Research

Working Papers/ Work in Progress

Abstract: We uncover a new channel—the zombie lending channel—in the transmission of monetary policy to nonfinancial corporates. This channel originates from the presence of unviable and unproductive (zombie) firms. We identify exogenous variation in monetary conditions around the world by exploiting the international transmission of US monetary policy shocks. We find that tighter monetary policy leads to more favorable credit conditions for zombie firms relative to other firms. Zombies are then able to cut investment and employment by relatively less. This is indicative of evergreening motives by lenders when interest rates rise: lenders face incentives to restructure existing loans of zombie firms to avoid the realization of losses on their balance sheets. Policies that strengthen banks’ balance sheets, that limit banks’ incentives to engage in risky behavior, and laws that allow an efficient resolution of weak firms, may help mitigate zombie lending practices when financial conditions tighten. 

Expanding the Reach of Corporate Bond Purchase Program: the Spillover Effect of SMCCF on Private Firms 

> [draft coming soon]

Abstract: This paper examines the spillover effects of the Federal Reserve’s Secondary Market Corporate Credit Facility (SMCCF), launched in March 2020 to support the corporate bond market during the COVID-19 pandemic. While recent literature has studied its impact on the corporate bond market, less is known about its effect on the alternative financing market, such as the bank loan market. This paper focuses on how SMCCF impacts the corporate loan market and bank-dependent private firms through the capital structure channel: public firms with access to the bond market tend to issue more bonds than loans, thereby allowing banks to increase loan supply to private firms lacking access to the bond market. The empirical study utilizes a borrower-lender-level dataset matching DealScan, TRACE, Compustat/Capital IQ, and Call report data. The sample includes 3,486 public firms and 733 private firms participating in the US syndicated loan market from 2016 to 2022. Employing a Difference-in-Differences (DID) approach, the analysis explores changes in loan demand and supply pre- and post-SMCCF announcements, comparing private and public firms. Results indicate a shift in demand from loans to bonds for public firms, leading to fewer loan originations with lower interest rates. Furthermore, banks with higher exposure to public firms are more inclined to lend to private firms, particularly if these banks face capital constraints. The study also includes a theoretical model outlining the transmission channel, demonstrating its operation exclusively through banks with capital constraints. The findings indicate that SMCCF had limited spillover effects on bank-dependent private firms because the banking sector was not constrained in 2020. This research provides insights into the transmission mechanism of corporate bond purchase programs on loan markets and suggests that such programs have limited effects in saturated credit markets.

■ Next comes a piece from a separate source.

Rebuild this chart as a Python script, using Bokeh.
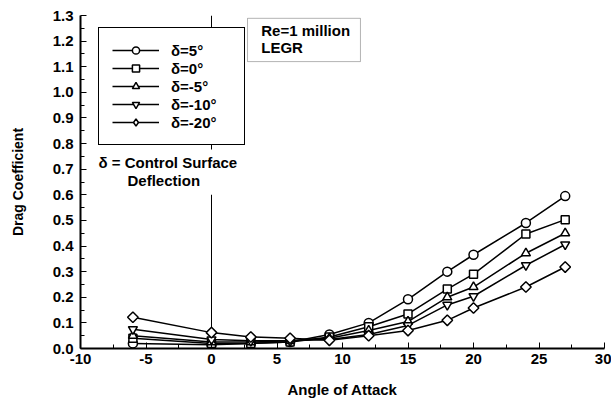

Corporate Debt Structure and Monetary Policy Transmission: Evidence from Public and Private Spanish Firms

> [draft upon request]

Abstract: An increasing share of firms borrows from the public financing market, in addition to banks. The paper shows that corporate debt structure matters for the credit channel of monetary policy transmission. Firms with higher dependence on loans experience a lower interest rate pass-through in their borrowing and investment after expansionary monetary policy shocks. But there are no significant differences in responses to contractionary monetary policy shocks. Moreover, this paper shows that leverage matters more for heterogeneous responses to contractionary monetary policy shocks while liquidity matters more for expansionary shocks.